The strongest point that Unisys makes is that the main obstacle to winning the cyber war is a patchwork strategy.  This is the crux of control system cyber security.  My research in the past 18 months has uncovered a marked increase in the number of utilities asking for security architectures, for a single approach to security for their control systems.  Whether those architectures will translate to implementations is unclear.  But at least utilities are asking to see the big picture.  It would be good if Unisys offered to be part of that large-scale solution, but the conclusion of this white paper seems to say that Stealth is the solution.  All security vendors can be part of the solution.  None of them are the solution.

 

New Federal Standard Mandates Physical Grid Security

— August 12, 2014

The North American Electric Reliability Corporation (NERC) is currently drafting a physical security standard for approval by the Federal Energy Regulatory Commission (FERC).  This much needed proposed standard will eventually prescribe physical security for transmission stations and substations operating above 500 kV, and in some cases operating as low as 200 kV.  Say hello to NERC CIP-014-1.

The stated purpose of NERC CIP-014-1 is: “To identify and protect transmission stations and transmission substations, and their associated primary control centers, that if rendered inoperable or damaged as a result of a physical attack could result in widespread instability, uncontrolled separation, or cascading within an interconnection.”
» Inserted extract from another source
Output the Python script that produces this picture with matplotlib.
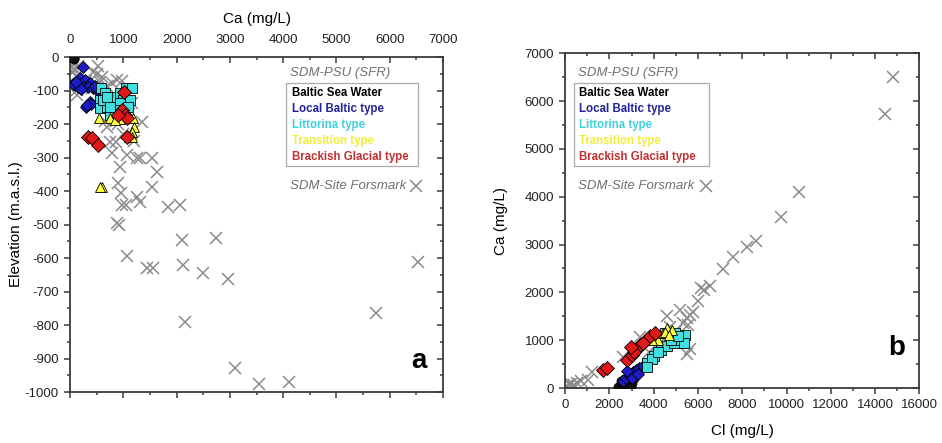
import matplotlib.pyplot as plt
from matplotlib.ticker import MultipleLocator

plt.rcParams['font.family'] = ['Liberation Sans', 'DejaVu Sans']
plt.rcParams['axes.unicode_minus'] = False

# ---- panel a: Ca vs elevation ----
forsmark_ca = [30, 60, 90, 50, 120, 20, 150, 530, 430, 880, 970, 560, 130, 130, 410,
               300, 700, 780, 600, 500, 1160, 690, 1350, 750, 870, 790, 1070, 1250,
               1310, 1530, 1630, 940, 910, 950, 1530, 1250, 1310, 970, 1060, 1840,
               2060, 875, 925, 1070, 1440, 1550, 2100, 2740, 2130, 2500, 2970, 2160,
               3100, 3550, 4110, 5740, 6530, 800, 1000, 1100, 650, 900, 1200, 1000]
forsmark_elev = [-10, -20, -35, -45, -55, -30, -25, -27, -45, -69, -70, -74, -98, -113,
                 -93, -70, -85, -78, -60, -50, -138, -209, -195, -253, -253, -287, -292,
                 -302, -302, -302, -342, -328, -377, -407, -387, -417, -432, -442, -442,
                 -447, -440, -496, -502, -594, -631, -631, -546, -540, -621, -644, -663,
                 -791, -929, -976, -969, -764, -612, -150, -120, -170, -190, -200, -250,
                 -230]

baltic_ca = [40, 60, 80, 70, 50]
baltic_elev = [-1, -3, -2, -5, -4]

local_ca = [190, 280, 375, 94, 150, 245, 340, 430, 500, 60, 240, 300, 375, 400, 325,
            120, 200, 460]
local_elev = [-63, -69, -77, -84, -89, -90, -89, -93, -98, -80, -30, -149, -134, -140,
              -142, -75, -95, -85]

littorina_ca = [590, 660, 560, 560, 690, 750, 810, 940, 1060, 1160, 1000, 845, 940, 750,
                1125, 620, 690, 906, 1095, 750]
littorina_elev = [-93, -108, -128, -153, -148, -134, -118, -108, -93, -93, -128, -148,
                  -138, -173, -128, -128, -118, -158, -148, -148]

transition_ca = [550, 940, 1190, 1200, 1160, 1100, 1160, 610, 560, 750, 845]
transition_elev = [-183, -186, -183, -208, -223, -237, -237, -387, -387, -183, -188]

glacial_ca = [340, 410, 530, 970, 1030, 1070, 1070, 1010, 910]
glacial_elev = [-239, -240, -263, -158, -173, -183, -239, -104, -173]

# ---- panel b: Cl vs Ca ----
forsmark_cl = [14830, 14430, 10540, 9730, 8600, 8190, 7560, 7150, 6520, 6150, 6260,
               6020, 5790, 5640, 5520, 5200, 5560, 4600, 4750, 5480, 5620, 3390, 2620,
               1220, 1040, 700, 100, 250, 400, 550, 180, 320, 4200, 3800, 5000, 5300]
forsmark_cl_ca = [6510, 5720, 4090, 3570, 3070, 2940, 2730, 2480, 2130, 2100, 2050,
                  1820, 1590, 1520, 1460, 1630, 1320, 1510, 1270, 710, 810, 1070, 650,
                  340, 170, 140, 40, 80, 60, 110, 90, 30, 900, 750, 1200, 1350]

baltic_cl = [2400, 2550, 2700, 2850, 3000, 2500, 2650, 2800, 2950, 3100]
baltic_cl_ca = [20, 40, 60, 80, 110, 150, 180, 140, 30, 200]

local_cl = [2600, 2750, 2900, 3050, 3200, 3350, 3500, 2800, 3000, 3300]
local_cl_ca = [150, 220, 280, 330, 380, 420, 470, 350, 200, 300]

littorina_cl = [3710, 4010, 4310, 4600, 4900, 5200, 5430, 5350, 4980, 4530, 3900, 4200,
                4800, 5100, 3700]
littorina_cl_ca = [520, 660, 800, 870, 940, 1010, 1110, 940, 1150, 1150, 600, 750, 1000,
                   1080, 440]

transition_cl = [4200, 4400, 4600, 4840, 4500, 3900, 4700]
transition_cl_ca = [1000, 1150, 1250, 1220, 1180, 1000, 1100]

glacial_cl = [1720, 1900, 2800, 3000, 3200, 3400, 3660, 3850, 4070, 3100, 3500, 2950]
glacial_cl_ca = [380, 420, 580, 700, 800, 900, 1000, 1080, 1150, 750, 950, 850]

cross_col = '#8a8a8a'
groups = [
    ('Baltic Sea Water', '#111111', '#000000', 'o', 6.5),
    ('Local Baltic type', '#1c1cc8', '#22229a', 'D', 6.5),
    ('Littorina type', '#40e0e0', '#40d0e0', 's', 7),
    ('Transition type', '#ffff40', '#f2ec3a', '^', 7.5),
    ('Brackish Glacial type', '#e01818', '#c43030', 'D', 7),
]

fig = plt.figure(figsize=(9.42, 4.43), dpi=100)
axa = fig.add_axes([0.0743, 0.115, 0.396, 0.756])
axb = fig.add_axes([0.600, 0.124, 0.376, 0.756])


def draw_groups(ax, xs, ys):
    for (name, face, txt, mk, ms), x, y in zip(groups, xs, ys):
        ax.plot(x, y, ls='none', marker=mk, ms=ms, mfc=face, mec='black',
                mew=0.6, zorder=3)


def style_axes(ax):
    for s in ax.spines.values():
        s.set_color('#3a3a3a')
        s.set_linewidth(1.3)
    ax.tick_params(which='both', colors='#3a3a3a', labelcolor='#222222',
                   labelsize=9.5, width=1.1)
    ax.tick_params(which='major', length=4.5)
    ax.tick_params(which='minor', length=2.5)


def legend_box(ax, x0, y0, w):
    # text-only legend, coordinates in axes fraction
    ax.text(x0 + 0.01, y0 + 0.03, 'SDM-PSU (SFR)', transform=ax.transAxes,
            style='italic', color='#707070', fontsize=9.5, va='center')
    box = plt.Rectangle((x0, y0 - 0.248), w, 0.248, transform=ax.transAxes,
                        fill=False, ec='#aaaaaa', lw=0.9, zorder=4)
    ax.add_patch(box)
    for i, (name, face, txt, mk, ms) in enumerate(groups):
        ax.text(x0 + 0.015, y0 - 0.028 - i * 0.048, name, transform=ax.transAxes,
                color=txt, fontsize=8.3, fontweight='bold', va='center', zorder=5)
    ax.text(x0 + 0.01, y0 - 0.307, 'SDM-Site Forsmark', transform=ax.transAxes,
            style='italic', color='#707070', fontsize=9.5, va='center')


def set_tick_sides(ax):
    # left/bottom ticks point out, top/right ticks point in
    ylines = ax.yaxis.get_ticklines(minor=False) + ax.yaxis.get_ticklines(minor=True)
    for t in ylines:
        t.set_marker(0)
    xlines = ax.xaxis.get_ticklines(minor=False) + ax.xaxis.get_ticklines(minor=True)
    for t in xlines:
        t.set_marker(3)


# panel a
axa.plot(forsmark_ca, forsmark_elev, ls='none', marker='x', ms=8, mew=1.1,
         color=cross_col, zorder=2)
draw_groups(axa, [baltic_ca, local_ca, littorina_ca, transition_ca, glacial_ca],
            [baltic_elev, local_elev, littorina_elev, transition_elev, glacial_elev])
axa.set_xlim(0, 7000)
axa.set_ylim(-1000, 0)
axa.xaxis.set_major_locator(MultipleLocator(1000))
axa.xaxis.set_minor_locator(MultipleLocator(500))
axa.yaxis.set_major_locator(MultipleLocator(100))
axa.yaxis.set_minor_locator(MultipleLocator(50))
axa.xaxis.tick_top()
axa.xaxis.set_label_position('top')
axa.tick_params(axis='x', which='both', top=True, bottom=True, labelbottom=False,
                labeltop=True)
axa.tick_params(axis='y', which='both', left=True, right=True)
style_axes(axa)
axa.set_xlabel('Ca (mg/L)', fontsize=11, labelpad=8)
axa.set_ylabel('Elevation (m.a.s.l.)', fontsize=11, labelpad=1)
legend_box(axa, 0.579, 0.922, 0.354)
axa.plot([0.927], [0.615], transform=axa.transAxes, ls='none', marker='x', ms=8,
         mew=1.1, color=cross_col)
axa.text(0.955, 0.055, 'a', transform=axa.transAxes, fontsize=20, fontweight='bold',
         ha='right', va='bottom')
set_tick_sides(axa)

# panel b
axb.plot(forsmark_cl, forsmark_cl_ca, ls='none', marker='x', ms=8, mew=1.1,
         color=cross_col, zorder=2)
draw_groups(axb, [baltic_cl, local_cl, littorina_cl, transition_cl, glacial_cl],
            [baltic_cl_ca, local_cl_ca, littorina_cl_ca, transition_cl_ca, glacial_cl_ca])
axb.set_xlim(0, 16000)
axb.set_ylim(0, 7000)
axb.xaxis.set_major_locator(MultipleLocator(2000))
axb.xaxis.set_minor_locator(MultipleLocator(1000))
axb.yaxis.set_major_locator(MultipleLocator(1000))
axb.yaxis.set_minor_locator(MultipleLocator(500))
axb.tick_params(axis='x', which='both', top=True)
axb.tick_params(axis='y', which='both', right=True)
style_axes(axb)
axb.set_xlabel('Cl (mg/L)', fontsize=11, labelpad=9)
axb.set_ylabel('Ca (mg/L)', fontsize=11, labelpad=12)
legend_box(axb, 0.025, 0.91, 0.38)
axb.plot([0.398], [0.603], transform=axb.transAxes, ls='none', marker='x', ms=8,
         mew=1.1, color=cross_col)
axb.text(0.96, 0.08, 'b', transform=axb.transAxes, fontsize=20, fontweight='bold',
         ha='right', va='bottom')
set_tick_sides(axb)

fig.savefig('out.png', dpi=100)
CIP-014-1, or “Sip Fourteen,” requires each transmission operator to perform an initial physical security risk assessment and periodic subsequent physical risk assessments.  Effective security proceeds from a thorough risk assessment – this is the right starting place.  Each risk assessment then requires an audit by a third party.  The plan goes on to require operators to define risk mitigation plans, to have those plans audited by a third party, and to then implement the plan.  Finally, a third party must validate that the plan has been properly implemented.

Not So Wide

This sounds like a long, drawn-out process, but it’s the right pathway: assess the risk, plan the mitigation, and then execute the plan.  Each step audited by a non-affiliated third party.  Security done right.

The FERC liked NERC’s proposal except for one word: widespread.  Where the FERC had directed NERC to develop a plan that requires “identification of facilities whose loss could result in instability, uncontrolled separation, or cascading failures,” NERC modified the requirement to prevent widespread instability.  The FERC rejected this: “The term ‘widespread’ is undefined and could potentially render the Reliability Standard unenforceable or could lead to an inadequate level of reliability by omitting facilities that are critical to the reliable operation of the Bulk-Power System.”

In other words, the FERC is nervous that any given utility may choose to define widespread instability as a total global blackout, making anything less severe outside the scope of this standard.  There’s a precedent for this: the original deployment of NERC CIP standards resulted in 77% of U.S. utilities claiming that they had no critical cyber assets and were therefore automatically NERC CIP-compliant without taking any action.  It’s not exactly back to the drawing board for NERC, as the FERC praised much of NERC’s proposed standard, but it is one more go-round of comments, proposals, and approval.  And to the FERC: Good catch!

Plan B

One other much welcomed bit of goodness in the proposal is resiliency.  The FERC writes in its comments, “Resiliency is as, or even more, important than physical security given that physical security cannot protect against all possible attacks.”  Amen and hallelujah!  As we learned with the Metcalf Substation in April 2013, some kinetic attacks cannot be prevented.  But Pacific Gas and Electric (PG&E) had enough network resiliency in place that even the loss of a large substation resulted in not one outage.  PG&E knew: you can’t hold off all the attackers, but you can have a Plan B in place to deal with their damage.  And if that Plan B is automated, so much the better.